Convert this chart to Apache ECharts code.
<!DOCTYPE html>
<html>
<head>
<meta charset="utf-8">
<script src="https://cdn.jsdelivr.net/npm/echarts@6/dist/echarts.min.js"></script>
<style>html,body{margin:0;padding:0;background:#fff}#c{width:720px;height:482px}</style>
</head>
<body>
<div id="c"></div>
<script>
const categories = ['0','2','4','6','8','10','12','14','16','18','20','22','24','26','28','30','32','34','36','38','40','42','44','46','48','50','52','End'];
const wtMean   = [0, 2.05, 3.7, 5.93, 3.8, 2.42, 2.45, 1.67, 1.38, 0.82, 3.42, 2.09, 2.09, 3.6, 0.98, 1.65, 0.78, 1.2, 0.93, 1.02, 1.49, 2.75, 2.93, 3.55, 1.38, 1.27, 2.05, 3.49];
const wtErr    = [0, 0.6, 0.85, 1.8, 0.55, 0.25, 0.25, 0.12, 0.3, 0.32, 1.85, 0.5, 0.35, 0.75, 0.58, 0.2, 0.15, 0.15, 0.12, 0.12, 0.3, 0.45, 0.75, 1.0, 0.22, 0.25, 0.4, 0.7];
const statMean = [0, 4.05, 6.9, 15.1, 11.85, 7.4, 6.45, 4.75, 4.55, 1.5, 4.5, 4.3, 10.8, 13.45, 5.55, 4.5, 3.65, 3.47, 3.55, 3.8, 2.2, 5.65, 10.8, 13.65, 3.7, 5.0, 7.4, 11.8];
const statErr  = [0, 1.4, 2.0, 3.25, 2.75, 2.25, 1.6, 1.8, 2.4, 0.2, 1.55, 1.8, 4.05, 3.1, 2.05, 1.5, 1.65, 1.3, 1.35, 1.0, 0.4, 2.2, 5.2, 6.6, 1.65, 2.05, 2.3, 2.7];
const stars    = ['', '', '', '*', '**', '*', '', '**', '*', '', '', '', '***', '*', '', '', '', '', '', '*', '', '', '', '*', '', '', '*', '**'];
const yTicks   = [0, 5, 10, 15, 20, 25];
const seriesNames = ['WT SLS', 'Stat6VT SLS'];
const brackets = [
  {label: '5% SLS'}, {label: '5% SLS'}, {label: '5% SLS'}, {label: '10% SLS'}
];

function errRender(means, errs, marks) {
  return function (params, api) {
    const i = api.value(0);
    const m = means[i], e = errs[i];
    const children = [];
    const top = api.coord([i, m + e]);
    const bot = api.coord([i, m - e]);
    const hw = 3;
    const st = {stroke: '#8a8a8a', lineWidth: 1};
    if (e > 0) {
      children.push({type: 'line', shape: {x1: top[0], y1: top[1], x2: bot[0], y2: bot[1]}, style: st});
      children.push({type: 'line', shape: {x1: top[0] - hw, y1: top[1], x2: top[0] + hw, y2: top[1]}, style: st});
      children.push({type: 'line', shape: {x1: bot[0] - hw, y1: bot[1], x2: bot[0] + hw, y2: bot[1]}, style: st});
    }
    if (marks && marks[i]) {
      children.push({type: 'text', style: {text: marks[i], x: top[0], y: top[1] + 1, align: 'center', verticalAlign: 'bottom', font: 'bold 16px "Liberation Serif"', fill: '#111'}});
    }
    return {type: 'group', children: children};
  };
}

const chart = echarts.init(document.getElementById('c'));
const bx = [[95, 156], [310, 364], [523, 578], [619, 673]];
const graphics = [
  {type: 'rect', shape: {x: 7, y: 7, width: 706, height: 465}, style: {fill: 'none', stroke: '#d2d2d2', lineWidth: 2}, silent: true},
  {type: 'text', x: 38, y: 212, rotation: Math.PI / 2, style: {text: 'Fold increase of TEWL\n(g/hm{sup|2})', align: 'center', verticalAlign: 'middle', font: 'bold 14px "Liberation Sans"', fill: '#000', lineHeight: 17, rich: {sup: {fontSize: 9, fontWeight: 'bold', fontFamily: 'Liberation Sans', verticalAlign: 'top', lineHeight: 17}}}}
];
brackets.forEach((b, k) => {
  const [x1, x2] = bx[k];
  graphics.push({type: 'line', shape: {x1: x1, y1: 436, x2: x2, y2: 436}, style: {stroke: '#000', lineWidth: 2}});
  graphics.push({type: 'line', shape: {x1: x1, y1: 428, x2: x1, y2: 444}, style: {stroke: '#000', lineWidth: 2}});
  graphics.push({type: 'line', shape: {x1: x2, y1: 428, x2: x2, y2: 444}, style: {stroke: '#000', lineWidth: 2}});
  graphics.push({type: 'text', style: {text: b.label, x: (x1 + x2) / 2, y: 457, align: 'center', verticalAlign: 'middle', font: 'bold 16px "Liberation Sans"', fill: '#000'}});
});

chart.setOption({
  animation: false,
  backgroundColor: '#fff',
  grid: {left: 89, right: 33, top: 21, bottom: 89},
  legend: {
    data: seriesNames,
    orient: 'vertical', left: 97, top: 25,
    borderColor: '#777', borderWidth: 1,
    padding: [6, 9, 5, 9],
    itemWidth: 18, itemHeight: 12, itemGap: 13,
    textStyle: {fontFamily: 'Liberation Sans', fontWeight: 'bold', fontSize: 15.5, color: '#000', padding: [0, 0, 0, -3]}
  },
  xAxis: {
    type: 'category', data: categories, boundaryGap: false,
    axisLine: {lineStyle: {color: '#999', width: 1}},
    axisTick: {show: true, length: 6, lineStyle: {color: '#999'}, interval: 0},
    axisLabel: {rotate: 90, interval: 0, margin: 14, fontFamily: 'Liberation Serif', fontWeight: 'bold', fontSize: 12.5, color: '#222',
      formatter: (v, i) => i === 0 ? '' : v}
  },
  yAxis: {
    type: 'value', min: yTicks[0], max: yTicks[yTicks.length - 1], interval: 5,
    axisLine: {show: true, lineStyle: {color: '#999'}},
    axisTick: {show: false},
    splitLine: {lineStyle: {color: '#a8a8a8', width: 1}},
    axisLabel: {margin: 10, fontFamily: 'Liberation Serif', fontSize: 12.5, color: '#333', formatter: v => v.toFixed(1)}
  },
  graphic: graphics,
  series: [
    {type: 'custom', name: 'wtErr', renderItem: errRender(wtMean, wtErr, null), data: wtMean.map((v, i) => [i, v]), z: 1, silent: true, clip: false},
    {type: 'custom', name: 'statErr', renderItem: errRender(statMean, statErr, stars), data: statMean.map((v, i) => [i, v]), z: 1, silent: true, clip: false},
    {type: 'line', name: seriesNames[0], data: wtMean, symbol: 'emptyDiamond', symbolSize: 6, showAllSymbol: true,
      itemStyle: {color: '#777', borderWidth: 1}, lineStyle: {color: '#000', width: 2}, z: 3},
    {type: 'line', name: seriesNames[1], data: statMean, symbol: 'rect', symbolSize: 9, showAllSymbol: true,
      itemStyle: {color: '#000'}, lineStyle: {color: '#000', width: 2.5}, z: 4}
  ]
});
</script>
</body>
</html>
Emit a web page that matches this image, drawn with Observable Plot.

» WORK TO COMPLETE:
Set down all of the entries exactly, please.

» THE OUTPUT:
Convert this chart to Apache ECharts code.
<!DOCTYPE html>
<html>
<head>
<meta charset="utf-8">
<script src="https://cdn.jsdelivr.net/npm/echarts@6/dist/echarts.min.js"></script>
<style>html,body{margin:0;padding:0;background:#fff}#c{width:720px;height:482px}</style>
</head>
<body>
<div id="c"></div>
<script>
const categories = ['0','2','4','6','8','10','12','14','16','18','20','22','24','26','28','30','32','34','36','38','40','42','44','46','48','50','52','End'];
const wtMean   = [0, 2.05, 3.7, 5.93, 3.8, 2.42, 2.45, 1.67, 1.38, 0.82, 3.42, 2.09, 2.09, 3.6, 0.98, 1.65, 0.78, 1.2, 0.93, 1.02, 1.49, 2.75, 2.93, 3.55, 1.38, 1.27, 2.05, 3.49];
const wtErr    = [0, 0.6, 0.85, 1.8, 0.55, 0.25, 0.25, 0.12, 0.3, 0.32, 1.85, 0.5, 0.35, 0.75, 0.58, 0.2, 0.15, 0.15, 0.12, 0.12, 0.3, 0.45, 0.75, 1.0, 0.22, 0.25, 0.4, 0.7];
const statMean = [0, 4.05, 6.9, 15.1, 11.85, 7.4, 6.45, 4.75, 4.55, 1.5, 4.5, 4.3, 10.8, 13.45, 5.55, 4.5, 3.65, 3.47, 3.55, 3.8, 2.2, 5.65, 10.8, 13.65, 3.7, 5.0, 7.4, 11.8];
const statErr  = [0, 1.4, 2.0, 3.25, 2.75, 2.25, 1.6, 1.8, 2.4, 0.2, 1.55, 1.8, 4.05, 3.1, 2.05, 1.5, 1.65, 1.3, 1.35, 1.0, 0.4, 2.2, 5.2, 6.6, 1.65, 2.05, 2.3, 2.7];
const stars    = ['', '', '', '*', '**', '*', '', '**', '*', '', '', '', '***', '*', '', '', '', '', '', '*', '', '', '', '*', '', '', '*', '**'];
const yTicks   = [0, 5, 10, 15, 20, 25];
const seriesNames = ['WT SLS', 'Stat6VT SLS'];
const brackets = [
  {label: '5% SLS'}, {label: '5% SLS'}, {label: '5% SLS'}, {label: '10% SLS'}
];

function errRender(means, errs, marks) {
  return function (params, api) {
    const i = api.value(0);
    const m = means[i], e = errs[i];
    const children = [];
    const top = api.coord([i, m + e]);
    const bot = api.coord([i, m - e]);
    const hw = 3;
    const st = {stroke: '#8a8a8a', lineWidth: 1};
    if (e > 0) {
      children.push({type: 'line', shape: {x1: top[0], y1: top[1], x2: bot[0], y2: bot[1]}, style: st});
      children.push({type: 'line', shape: {x1: top[0] - hw, y1: top[1], x2: top[0] + hw, y2: top[1]}, style: st});
      children.push({type: 'line', shape: {x1: bot[0] - hw, y1: bot[1], x2: bot[0] + hw, y2: bot[1]}, style: st});
    }
    if (marks && marks[i]) {
      children.push({type: 'text', style: {text: marks[i], x: top[0], y: top[1] + 1, align: 'center', verticalAlign: 'bottom', font: 'bold 16px "Liberation Serif"', fill: '#111'}});
    }
    return {type: 'group', children: children};
  };
}

const chart = echarts.init(document.getElementById('c'));
const bx = [[95, 156], [310, 364], [523, 578], [619, 673]];
const graphics = [
  {type: 'rect', shape: {x: 7, y: 7, width: 706, height: 465}, style: {fill: 'none', stroke: '#d2d2d2', lineWidth: 2}, silent: true},
  {type: 'text', x: 38, y: 212, rotation: Math.PI / 2, style: {text: 'Fold increase of TEWL\n(g/hm{sup|2})', align: 'center', verticalAlign: 'middle', font: 'bold 14px "Liberation Sans"', fill: '#000', lineHeight: 17, rich: {sup: {fontSize: 9, fontWeight: 'bold', fontFamily: 'Liberation Sans', verticalAlign: 'top', lineHeight: 17}}}}
];
brackets.forEach((b, k) => {
  const [x1, x2] = bx[k];
  graphics.push({type: 'line', shape: {x1: x1, y1: 436, x2: x2, y2: 436}, style: {stroke: '#000', lineWidth: 2}});
  graphics.push({type: 'line', shape: {x1: x1, y1: 428, x2: x1, y2: 444}, style: {stroke: '#000', lineWidth: 2}});
  graphics.push({type: 'line', shape: {x1: x2, y1: 428, x2: x2, y2: 444}, style: {stroke: '#000', lineWidth: 2}});
  graphics.push({type: 'text', style: {text: b.label, x: (x1 + x2) / 2, y: 457, align: 'center', verticalAlign: 'middle', font: 'bold 16px "Liberation Sans"', fill: '#000'}});
});

chart.setOption({
  animation: false,
  backgroundColor: '#fff',
  grid: {left: 89, right: 33, top: 21, bottom: 89},
  legend: {
    data: seriesNames,
    orient: 'vertical', left: 97, top: 25,
    borderColor: '#777', borderWidth: 1,
    padding: [6, 9, 5, 9],
    itemWidth: 18, itemHeight: 12, itemGap: 13,
    textStyle: {fontFamily: 'Liberation Sans', fontWeight: 'bold', fontSize: 15.5, color: '#000', padding: [0, 0, 0, -3]}
  },
  xAxis: {
    type: 'category', data: categories, boundaryGap: false,
    axisLine: {lineStyle: {color: '#999', width: 1}},
    axisTick: {show: true, length: 6, lineStyle: {color: '#999'}, interval: 0},
    axisLabel: {rotate: 90, interval: 0, margin: 14, fontFamily: 'Liberation Serif', fontWeight: 'bold', fontSize: 12.5, color: '#222',
      formatter: (v, i) => i === 0 ? '' : v}
  },
  yAxis: {
    type: 'value', min: yTicks[0], max: yTicks[yTicks.length - 1], interval: 5,
    axisLine: {show: true, lineStyle: {color: '#999'}},
    axisTick: {show: false},
    splitLine: {lineStyle: {color: '#a8a8a8', width: 1}},
    axisLabel: {margin: 10, fontFamily: 'Liberation Serif', fontSize: 12.5, color: '#333', formatter: v => v.toFixed(1)}
  },
  graphic: graphics,
  series: [
    {type: 'custom', name: 'wtErr', renderItem: errRender(wtMean, wtErr, null), data: wtMean.map((v, i) => [i, v]), z: 1, silent: true, clip: false},
    {type: 'custom', name: 'statErr', renderItem: errRender(statMean, statErr, stars), data: statMean.map((v, i) => [i, v]), z: 1, silent: true, clip: false},
    {type: 'line', name: seriesNames[0], data: wtMean, symbol: 'emptyDiamond', symbolSize: 6, showAllSymbol: true,
      itemStyle: {color: '#777', borderWidth: 1}, lineStyle: {color: '#000', width: 2}, z: 3},
    {type: 'line', name: seriesNames[1], data: statMean, symbol: 'rect', symbolSize: 9, showAllSymbol: true,
      itemStyle: {color: '#000'}, lineStyle: {color: '#000', width: 2.5}, z: 4}
  ]
});
</script>
</body>
</html>
Emit a web page that matches this image, drawn with Observable Plot.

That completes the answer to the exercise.